##### DATASET CONTENT
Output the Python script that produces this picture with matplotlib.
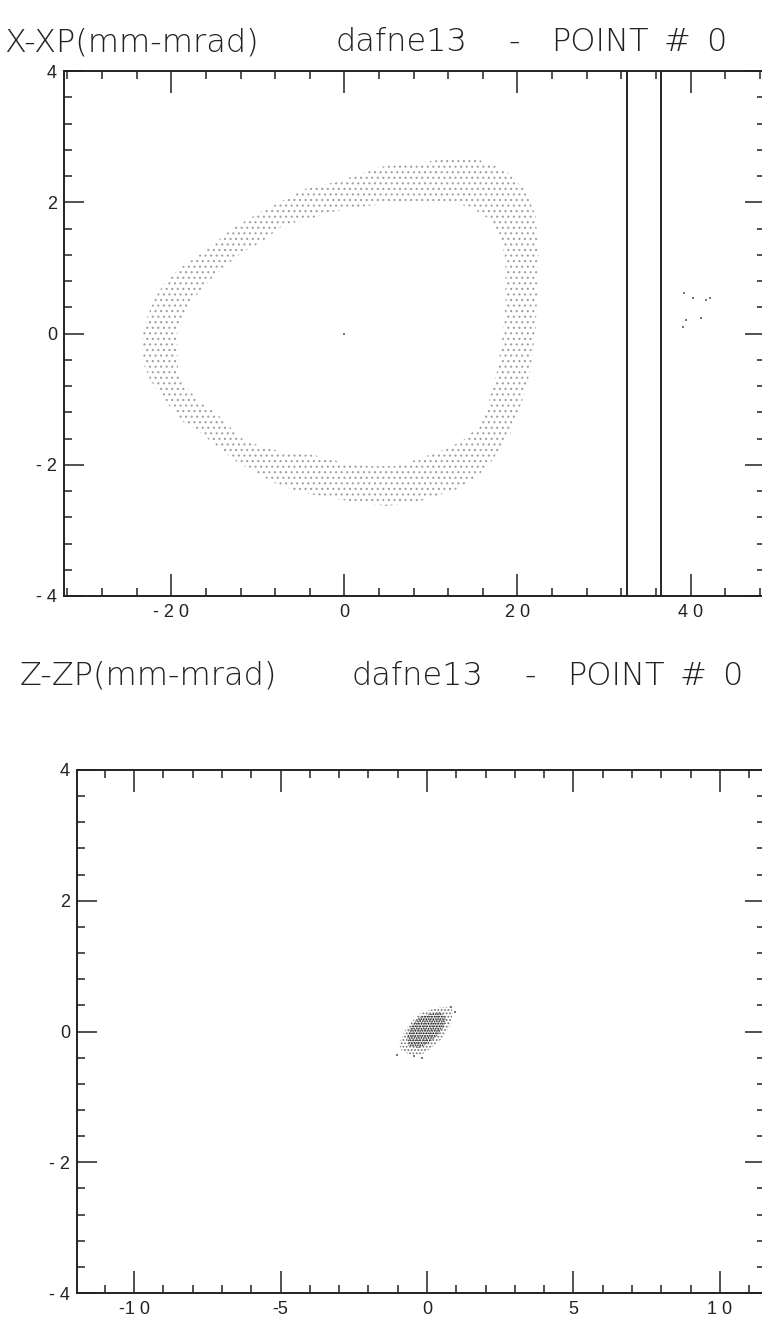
import matplotlib
matplotlib.use("Agg")
import matplotlib.pyplot as plt
from matplotlib.path import Path
from matplotlib.patches import PathPatch
from matplotlib.ticker import MultipleLocator

# ---- X-XP phase space: outer and inner edge of the tracked ring (mm, mrad) ----
ring_outer_x = [-23.35, -22.77, -21.85, -20.92, -18.96, -16.3, -12.83, -9.71, -7.63, -4.28,
                -1.62, 1.5, 4.16, 6.82, 9.02, 12.25, 15.72, 18.61, 20.92, 22.08,
                22.43, 22.31, 22.08, 21.5, 20.69, 19.19, 18.03, 16.88, 15.38, 12.83,
                9.13, 4.97, -0.12, -5.09, -8.21, -12.37, -14.68, -16.99, -18.96, -20.92,
                -22.43, -23.24]
ring_outer_xp = [0.05, 0.25, 0.55, 0.74, 1.0, 1.24, 1.61, 1.85, 1.99, 2.22,
                 2.29, 2.41, 2.54, 2.58, 2.61, 2.67, 2.64, 2.49, 2.18, 1.8,
                 1.27, 0.66, 0.05, -0.56, -0.97, -1.52, -1.75, -1.97, -2.18, -2.38,
                 -2.54, -2.63, -2.54, -2.42, -2.27, -1.96, -1.73, -1.47, -1.32, -0.98,
                 -0.71, -0.45]
ring_inner_x = [-19.31, -18.15, -16.65, -14.68, -13.18, -11.68, -9.71, -7.05, -3.58, -1.62,
                1.85, 5.32, 9.13, 12.25, 14.57, 16.88, 18.03, 18.61, 18.61, 18.38,
                18.03, 17.69, 16.88, 16.53, 15.38, 13.76, 11.91, 8.79, 6.13, 3.01,
                -0.12, -3.58, -6.59, -9.36, -11.68, -13.18, -15.14, -16.65, -18.96, -19.31]
ring_inner_xp = [0.05, 0.39, 0.66, 0.92, 1.09, 1.25, 1.38, 1.65, 1.76, 1.85,
                 1.93, 1.99, 2.0, 1.99, 1.93, 1.73, 1.5, 1.12, 0.51, 0.05,
                 -0.25, -0.56, -0.91, -1.17, -1.43, -1.62, -1.75, -1.9, -2.02, -2.02,
                 -1.97, -1.85, -1.82, -1.73, -1.62, -1.43, -1.17, -1.06, -0.71, -0.45]
# isolated particles (beyond the septum and the reference particle)
stray_x = [39.2, 40.3, 41.8, 42.3, 39.5, 41.2, 39.1, 0.0]
stray_xp = [0.62, 0.54, 0.51, 0.54, 0.20, 0.24, 0.10, 0.0]
septum_x = [32.7, 36.6]

# ---- Z-ZP phase space: beam outline and dense core (mm, mrad) ----
z_halo_z = [-0.95, -0.75, -0.55, -0.25, 0.10, 0.45, 0.80, 0.88, 0.82, 0.70,
            0.48, 0.12, -0.18, -0.62, -0.90]
z_halo_zp = [-0.18, 0.02, 0.14, 0.27, 0.33, 0.37, 0.38, 0.30, 0.12, 0.02,
             -0.12, -0.26, -0.35, -0.35, -0.27]
z_core_z = [-0.68, -0.55, -0.26, 0.10, 0.46, 0.64, 0.58, 0.35, 0.05, -0.26, -0.62]
z_core_zp = [-0.06, 0.08, 0.22, 0.27, 0.30, 0.21, 0.07, -0.06, -0.18, -0.25, -0.23]
z_out_z = [-1.03, 0.83, -0.18, 0.95, -0.45]
z_out_zp = [-0.36, 0.37, -0.40, 0.30, -0.38]

# ---- axes text ----
x_ticks_top = [-20, 0, 20, 40]
x_labels_top = ["- 2 0", "0", "2 0", "4 0"]
x_ticks_bot = [-10, -5, 0, 5, 10]
x_labels_bot = ["-1 0", "-5", "0", "5", "1 0"]
y_ticks = [-4, -2, 0, 2, 4]
y_labels = ["- 4", "- 2", "0", "2", "4"]
title_words_x = ["X-XP(mm-mrad)", "dafne13", "-", "POINT", "#", "0"]
title_words_z = ["Z-ZP(mm-mrad)", "dafne13", "-", "POINT", "#", "0"]
title_pos = [4, 335, 508, 551, 663, 706]   # left edge of each word, px

W, H = 762, 1322
plt.rcParams["hatch.linewidth"] = 0.8
fig = plt.figure(figsize=(W / 100, H / 100), dpi=100)


def band_path(ox, oy, ix=None, iy=None):
    verts = list(zip(ox, oy)) + [(ox[0], oy[0])]
    codes = [Path.MOVETO] + [Path.LINETO] * (len(ox) - 1) + [Path.CLOSEPOLY]
    if ix is not None:
        inner = list(zip(ix[::-1], iy[::-1]))
        verts += inner + [inner[0]]
        codes += [Path.MOVETO] + [Path.LINETO] * (len(inner) - 1) + [Path.CLOSEPOLY]
    return Path(verts, codes)


def style_axes(ax, xminor, xticks, xlabels):
    for sp in ax.spines.values():
        sp.set_linewidth(1.4)
        sp.set_color("#222222")
    ax.set_ylim(-4, 4)
    ax.set_xticks(xticks, labels=xlabels)
    ax.set_yticks(y_ticks, labels=y_labels)
    ax.xaxis.set_minor_locator(MultipleLocator(xminor))
    ax.yaxis.set_minor_locator(MultipleLocator(0.4))
    ax.tick_params(which="both", direction="in", top=True, right=True,
                   width=1.1, color="#222222", labelsize=13)
    ax.tick_params(axis="x", which="major", length=16, pad=6)
    ax.tick_params(axis="y", which="major", length=14.5, pad=5)
    ax.tick_params(which="minor", length=6)
    for lab in ax.get_xticklabels() + ax.get_yticklabels():
        lab.set_fontfamily("Liberation Sans")
        lab.set_color("#222222")


def put_title(words, dx, base_px):
    for w, px in zip(words, title_pos):
        fig.text((px + dx) / W, 1 - base_px / H, w, fontsize=23, fontweight="light",
                 family="DejaVu Sans", color="#222222", ha="left", va="baseline")


# ---- top panel: X-XP ----
ax1 = fig.add_axes([64 / W, 1 - 596 / H, 701 / W, 525 / H])
ax1.set_xlim(-32.4, 48.6)
ring = PathPatch(band_path(ring_outer_x, ring_outer_xp, ring_inner_x, ring_inner_xp),
                 facecolor="none", edgecolor="#a0a0a0", lw=0, hatch="...")
ax1.add_patch(ring)
ax1.scatter(stray_x, stray_xp, s=1.5, marker="s", color="#777777", lw=0)
for xs in septum_x:
    ax1.axvline(xs, color="black", lw=1.2)
style_axes(ax1, 4, x_ticks_top, x_labels_top)
put_title(title_words_x, 0, 51)

# ---- bottom panel: Z-ZP ----
ax2 = fig.add_axes([77 / W, 1 - 1293 / H, 688 / W, 523 / H])
ax2.set_xlim(-11.95, 11.54)
ax2.add_patch(PathPatch(band_path(z_halo_z, z_halo_zp), facecolor="none",
                        edgecolor="#666666", lw=0, hatch="....."))
ax2.add_patch(PathPatch(band_path(z_core_z, z_core_zp), facecolor="none",
                        edgecolor="#111111", lw=0, hatch="......."))
ax2.scatter(z_out_z, z_out_zp, s=1.5, marker="s", color="#777777", lw=0)
style_axes(ax2, 1, x_ticks_bot, x_labels_bot)
put_title(title_words_z, 16, 685)

fig.savefig("out.png", dpi=100, facecolor="white")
##########
Write out each line of the listing above, exactly, from its first line to the line holding "from matplotlib.ticker import MultipleLocator", inclusive. Skip the pictures.

Output the Python script that produces this picture with matplotlib.
import matplotlib
matplotlib.use("Agg")
import matplotlib.pyplot as plt
from matplotlib.path import Path
from matplotlib.patches import PathPatch
from matplotlib.ticker import MultipleLocator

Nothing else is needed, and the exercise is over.